The Leader Vindicator
- Type: Weekly newspaper
- Format: Broadsheet
- Owner: Independent Publications
- Founder: S.C Hepler
- Publisher: Pat Patterson
- Editor: Josh Walzak
- Founded: 1929
- Language: English
- Headquarters: New Bethlehem, Pennsylvania
- Circulation: 4,300
- Website: www.thecourierexpress.com/the_leader_vindicator/

= The Leader Vindicator =

Weekly newspaper in New Bethlehem, Pennsylvania

The Leader-Vindicator is a weekly newspaper serving New Bethlehem, Pennsylvania and the surrounding community.

It is owned by Independent Publications, under the Community Media Group of Frankfort, Illinois. According to the American Newspaper Representatives, the newspaper has a paid circulation of approximately 4,300 copies.

==History==
The paper is the result of the 1929 merger of the New Bethlehem Vindicator and the Bethlehem Leader. The New Bethlehem Vindicator was founded in 1879 as a seven column Independent paper, expanding to eight pages in 1880. It was sold by Ed Himes to S.C. Hepler of the slightly older Bethlehem Leader in 1929, and the papers were merged into a single paper, making it the only local paper available in Bethlehem.

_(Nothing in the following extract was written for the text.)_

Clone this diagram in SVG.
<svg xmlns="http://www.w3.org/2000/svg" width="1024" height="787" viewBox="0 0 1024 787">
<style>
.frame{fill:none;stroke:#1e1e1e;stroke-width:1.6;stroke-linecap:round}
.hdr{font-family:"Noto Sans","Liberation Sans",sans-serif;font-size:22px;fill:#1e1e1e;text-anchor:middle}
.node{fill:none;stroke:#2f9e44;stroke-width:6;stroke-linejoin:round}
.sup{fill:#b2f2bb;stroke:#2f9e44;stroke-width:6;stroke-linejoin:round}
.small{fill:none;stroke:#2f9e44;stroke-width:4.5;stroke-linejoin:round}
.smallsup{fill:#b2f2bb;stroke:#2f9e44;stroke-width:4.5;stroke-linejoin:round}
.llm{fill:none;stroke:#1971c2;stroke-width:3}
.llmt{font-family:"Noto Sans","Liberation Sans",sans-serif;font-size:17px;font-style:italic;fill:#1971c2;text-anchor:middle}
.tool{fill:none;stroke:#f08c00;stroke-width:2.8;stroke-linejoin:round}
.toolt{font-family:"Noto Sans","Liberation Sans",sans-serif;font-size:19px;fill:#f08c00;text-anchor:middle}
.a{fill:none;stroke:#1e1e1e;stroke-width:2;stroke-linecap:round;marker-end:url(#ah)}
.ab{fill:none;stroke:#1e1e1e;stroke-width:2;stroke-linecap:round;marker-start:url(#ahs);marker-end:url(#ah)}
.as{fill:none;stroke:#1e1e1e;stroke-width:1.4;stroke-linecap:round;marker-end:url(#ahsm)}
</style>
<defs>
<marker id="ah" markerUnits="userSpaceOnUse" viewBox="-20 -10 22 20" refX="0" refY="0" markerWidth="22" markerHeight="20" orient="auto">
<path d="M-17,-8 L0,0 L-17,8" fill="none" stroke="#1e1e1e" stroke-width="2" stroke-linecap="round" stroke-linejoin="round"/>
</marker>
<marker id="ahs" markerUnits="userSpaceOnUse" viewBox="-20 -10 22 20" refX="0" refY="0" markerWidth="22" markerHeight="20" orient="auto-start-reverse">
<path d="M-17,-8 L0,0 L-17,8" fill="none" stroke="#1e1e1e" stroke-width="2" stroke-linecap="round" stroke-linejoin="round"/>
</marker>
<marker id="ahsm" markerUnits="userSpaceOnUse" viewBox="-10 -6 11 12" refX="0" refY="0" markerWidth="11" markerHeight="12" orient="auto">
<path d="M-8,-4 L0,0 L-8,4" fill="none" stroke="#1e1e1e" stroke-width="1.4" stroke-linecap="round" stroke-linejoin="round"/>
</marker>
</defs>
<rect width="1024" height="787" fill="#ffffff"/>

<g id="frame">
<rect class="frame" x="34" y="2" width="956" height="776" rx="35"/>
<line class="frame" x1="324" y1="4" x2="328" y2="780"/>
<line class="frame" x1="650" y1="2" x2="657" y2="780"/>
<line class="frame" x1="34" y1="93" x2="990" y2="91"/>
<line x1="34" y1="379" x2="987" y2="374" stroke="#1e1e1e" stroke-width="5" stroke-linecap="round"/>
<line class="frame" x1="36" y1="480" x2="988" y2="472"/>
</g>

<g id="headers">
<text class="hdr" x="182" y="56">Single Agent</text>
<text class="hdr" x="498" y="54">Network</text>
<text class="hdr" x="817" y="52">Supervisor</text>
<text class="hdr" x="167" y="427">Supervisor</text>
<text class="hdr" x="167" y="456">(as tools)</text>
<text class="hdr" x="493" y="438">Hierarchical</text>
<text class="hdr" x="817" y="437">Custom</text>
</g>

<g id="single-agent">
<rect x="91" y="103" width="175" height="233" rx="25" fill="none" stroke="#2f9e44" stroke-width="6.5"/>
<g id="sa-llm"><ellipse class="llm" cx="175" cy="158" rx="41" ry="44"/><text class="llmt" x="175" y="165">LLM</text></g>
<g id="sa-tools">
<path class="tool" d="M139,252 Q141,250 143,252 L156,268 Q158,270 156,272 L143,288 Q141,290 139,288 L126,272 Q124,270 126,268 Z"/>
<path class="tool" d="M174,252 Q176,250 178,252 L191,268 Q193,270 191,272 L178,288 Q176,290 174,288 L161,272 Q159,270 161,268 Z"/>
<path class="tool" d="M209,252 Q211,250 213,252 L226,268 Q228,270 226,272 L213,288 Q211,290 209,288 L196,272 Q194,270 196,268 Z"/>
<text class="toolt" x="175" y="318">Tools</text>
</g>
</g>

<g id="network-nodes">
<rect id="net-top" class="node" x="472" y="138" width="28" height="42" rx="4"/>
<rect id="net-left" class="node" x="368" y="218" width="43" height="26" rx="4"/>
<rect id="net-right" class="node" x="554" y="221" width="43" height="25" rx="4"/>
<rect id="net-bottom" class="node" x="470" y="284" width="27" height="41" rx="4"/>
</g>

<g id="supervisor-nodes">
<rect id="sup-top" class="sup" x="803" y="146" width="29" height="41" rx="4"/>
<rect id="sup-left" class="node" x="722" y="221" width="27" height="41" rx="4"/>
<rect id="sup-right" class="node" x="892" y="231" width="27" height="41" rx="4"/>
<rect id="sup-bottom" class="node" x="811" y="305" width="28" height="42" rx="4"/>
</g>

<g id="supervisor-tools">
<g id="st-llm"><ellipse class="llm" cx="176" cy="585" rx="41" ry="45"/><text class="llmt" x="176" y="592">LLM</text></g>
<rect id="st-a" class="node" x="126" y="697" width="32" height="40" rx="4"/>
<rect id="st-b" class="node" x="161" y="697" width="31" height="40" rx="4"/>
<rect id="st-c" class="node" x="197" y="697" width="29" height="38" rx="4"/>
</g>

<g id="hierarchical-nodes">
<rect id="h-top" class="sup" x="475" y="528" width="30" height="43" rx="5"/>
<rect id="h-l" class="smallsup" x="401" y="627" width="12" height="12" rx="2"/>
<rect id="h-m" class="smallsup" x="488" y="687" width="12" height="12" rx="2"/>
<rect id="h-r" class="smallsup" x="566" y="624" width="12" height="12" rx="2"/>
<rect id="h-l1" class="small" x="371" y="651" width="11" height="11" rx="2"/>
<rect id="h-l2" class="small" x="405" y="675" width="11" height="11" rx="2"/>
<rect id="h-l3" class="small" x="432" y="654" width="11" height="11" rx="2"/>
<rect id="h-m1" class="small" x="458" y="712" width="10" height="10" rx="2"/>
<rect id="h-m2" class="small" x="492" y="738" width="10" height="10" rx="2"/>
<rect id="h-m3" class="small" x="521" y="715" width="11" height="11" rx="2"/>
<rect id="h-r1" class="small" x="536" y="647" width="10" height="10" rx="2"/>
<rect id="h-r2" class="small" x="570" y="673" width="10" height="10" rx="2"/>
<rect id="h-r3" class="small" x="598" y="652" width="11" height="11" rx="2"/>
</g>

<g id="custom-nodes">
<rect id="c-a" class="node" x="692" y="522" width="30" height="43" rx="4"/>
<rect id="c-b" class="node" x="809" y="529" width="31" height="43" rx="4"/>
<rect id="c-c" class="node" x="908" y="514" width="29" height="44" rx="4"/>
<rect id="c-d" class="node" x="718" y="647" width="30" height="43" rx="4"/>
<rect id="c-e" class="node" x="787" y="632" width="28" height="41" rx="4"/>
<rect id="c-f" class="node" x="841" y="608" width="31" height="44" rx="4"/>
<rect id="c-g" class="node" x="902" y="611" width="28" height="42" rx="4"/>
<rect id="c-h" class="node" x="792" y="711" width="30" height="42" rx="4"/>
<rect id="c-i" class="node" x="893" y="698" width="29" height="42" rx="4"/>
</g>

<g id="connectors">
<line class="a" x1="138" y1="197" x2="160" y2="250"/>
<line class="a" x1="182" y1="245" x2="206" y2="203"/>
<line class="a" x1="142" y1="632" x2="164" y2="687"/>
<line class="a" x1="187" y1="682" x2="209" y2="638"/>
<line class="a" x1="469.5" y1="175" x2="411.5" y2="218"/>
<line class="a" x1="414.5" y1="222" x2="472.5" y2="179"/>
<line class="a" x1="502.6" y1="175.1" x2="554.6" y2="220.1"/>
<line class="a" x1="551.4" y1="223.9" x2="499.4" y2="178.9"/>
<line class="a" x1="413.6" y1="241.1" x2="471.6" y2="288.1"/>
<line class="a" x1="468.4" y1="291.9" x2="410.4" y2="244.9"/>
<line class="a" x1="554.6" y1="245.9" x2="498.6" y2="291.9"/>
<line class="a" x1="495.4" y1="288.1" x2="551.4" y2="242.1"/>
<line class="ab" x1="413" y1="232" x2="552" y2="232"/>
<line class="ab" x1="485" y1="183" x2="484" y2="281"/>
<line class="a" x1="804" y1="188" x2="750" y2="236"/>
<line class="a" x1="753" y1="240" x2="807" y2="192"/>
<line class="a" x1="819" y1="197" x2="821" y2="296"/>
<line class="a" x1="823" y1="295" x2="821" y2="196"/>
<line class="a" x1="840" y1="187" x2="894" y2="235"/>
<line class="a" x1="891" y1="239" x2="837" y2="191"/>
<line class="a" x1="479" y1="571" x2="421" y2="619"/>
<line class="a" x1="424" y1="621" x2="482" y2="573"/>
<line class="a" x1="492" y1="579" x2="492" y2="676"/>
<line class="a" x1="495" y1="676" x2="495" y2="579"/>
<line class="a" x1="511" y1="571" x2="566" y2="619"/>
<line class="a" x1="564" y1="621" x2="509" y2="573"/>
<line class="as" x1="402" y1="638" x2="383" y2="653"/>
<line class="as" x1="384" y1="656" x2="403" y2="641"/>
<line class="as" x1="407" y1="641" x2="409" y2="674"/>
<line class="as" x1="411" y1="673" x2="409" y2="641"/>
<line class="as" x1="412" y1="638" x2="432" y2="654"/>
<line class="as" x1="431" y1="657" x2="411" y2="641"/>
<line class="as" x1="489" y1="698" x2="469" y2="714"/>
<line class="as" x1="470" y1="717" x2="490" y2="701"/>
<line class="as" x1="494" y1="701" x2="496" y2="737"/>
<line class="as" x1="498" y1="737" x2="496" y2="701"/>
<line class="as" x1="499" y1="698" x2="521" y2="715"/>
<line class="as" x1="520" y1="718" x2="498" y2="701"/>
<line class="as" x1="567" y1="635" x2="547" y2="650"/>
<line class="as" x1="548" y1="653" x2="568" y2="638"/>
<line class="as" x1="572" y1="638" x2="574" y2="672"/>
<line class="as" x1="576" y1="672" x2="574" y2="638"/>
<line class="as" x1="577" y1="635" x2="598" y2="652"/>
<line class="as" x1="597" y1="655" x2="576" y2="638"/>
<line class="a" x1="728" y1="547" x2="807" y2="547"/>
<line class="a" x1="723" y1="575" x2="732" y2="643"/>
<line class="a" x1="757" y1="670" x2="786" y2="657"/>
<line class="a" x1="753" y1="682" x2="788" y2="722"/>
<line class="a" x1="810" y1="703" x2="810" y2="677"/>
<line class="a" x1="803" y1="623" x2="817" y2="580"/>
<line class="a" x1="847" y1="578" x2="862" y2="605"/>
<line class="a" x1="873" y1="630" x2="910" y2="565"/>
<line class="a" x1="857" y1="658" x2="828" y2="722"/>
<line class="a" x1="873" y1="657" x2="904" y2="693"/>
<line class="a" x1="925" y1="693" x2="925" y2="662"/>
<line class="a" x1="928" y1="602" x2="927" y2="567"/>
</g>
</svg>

The paper was bought from L. O. Hepler, by Tom T. Andrews in 1947. Counting his work at the Bethlehem Leader Hepler had at that point been editor and later publisher of the weekly newspaper for almost forty-five years.

In 1953, Herbert Phillips was appointed editor, succeeding his father B. E. Philipps .

The paper was sold to James Shaffer in 1986, but Andrews stayed on as co-publisher until his death in 1996. After the death of Andrews, Shaffer sold the company to McLean Publishing, a company run by a family that owned other local papers. The paper was put under the Independent Publishers Group.

In 2013, McLean Publishing's holdings under the Independent Publishers group were sold to Community Media, including The Leader Vindicator.